Alan was educated at Leeds University, UK, receiving a BSc. Honors in Chemistry & Colour Chemistry Combined in 1979. Afterwards he studied Conservation of Easel Paintings for three years at the Courtauld Institute of Art, University of London and was awarded the Institute’s post-graduate diploma in 1984. After an internship at the Tate Gallery London, he worked as a paintings conservator in the public sector in Australia, returning to Britain in 1989 to take up a teaching and research position at the Hamilton Kerr Institute, University of Cambridge. He was Lecturer in the Dept. of Conservation & Technology at the Courtauld Institute of Art from 1991 to 2000, during which time he spent 15 months on secondment to the MOLART project managed by the FOM Institute for Atomic & Molecular Physics, Amsterdam.

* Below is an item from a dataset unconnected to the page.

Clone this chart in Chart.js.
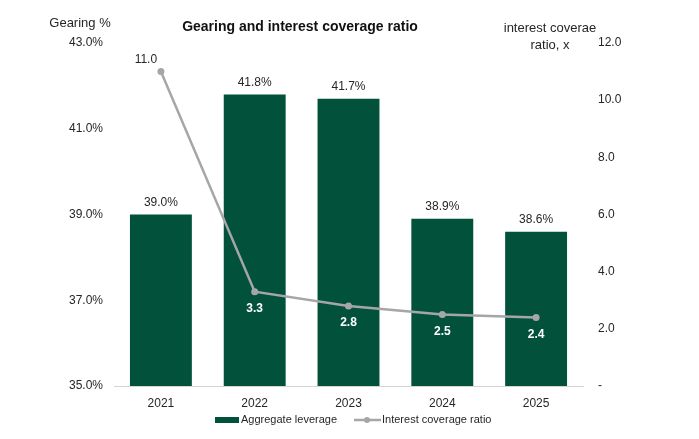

After short periods as Research Fellow at the Royal College of Art, London, and as Associate Professor in Conservation at the University of Oslo, Norway, from 2002 and 2006 he was Senior Lecturer with the Masters programe in Conservation of Fine Art at Northumbria University, Newcastle-upon-Tyne, UK.  In 2005-6 he took leave from Northumbria to spend nine months as a visiting research scholar at GCI.  In early 2014, together with his wife, Julie Wolfe, he was Judith Praska Distinguished Visiting Professor at the Conservation Center, Institute of Fine Art, New York University.

Personal research interests include: the structural conservation of paintings on canvas; the mechanical properties of artists’ paints and conservation materials; the cleaning of paintings using aqueous formulations and organic solvents; the history of organic solvents; painting techniques and history of artists’ materials from the medieval period to the present day. He has published numerous research papers and articles on the science and practice of paintings conservation.  He has been author or co-author of several books and exhibition catalogs, and has edited several series of conference proceedings. In 2017-18 he has been co-curator of the exhibition Frederick Hammersley: To Paint Without Thinking, shown at the Huntington Library, Art Collections, and Botanical Gardens., San Marino, CA, and the New Mexico Museum of Art, Santa Fe.

He is a Fellow of the International Institute for Conservation (IIC), and a Fellow of the American Institute for Conservation. In the past he has been Vice Chair of the United Kingdom for Conservation (UKIC) and Coordinator of the ICOM-CC Working Group: Conservation & Restoration of Paintings I (1996-2002). He was an editor of Studies in Conservation for IIC from 2007 to 2010, and Editor-in-Chief of that journal from Jan. 2009 to Aug. 2010.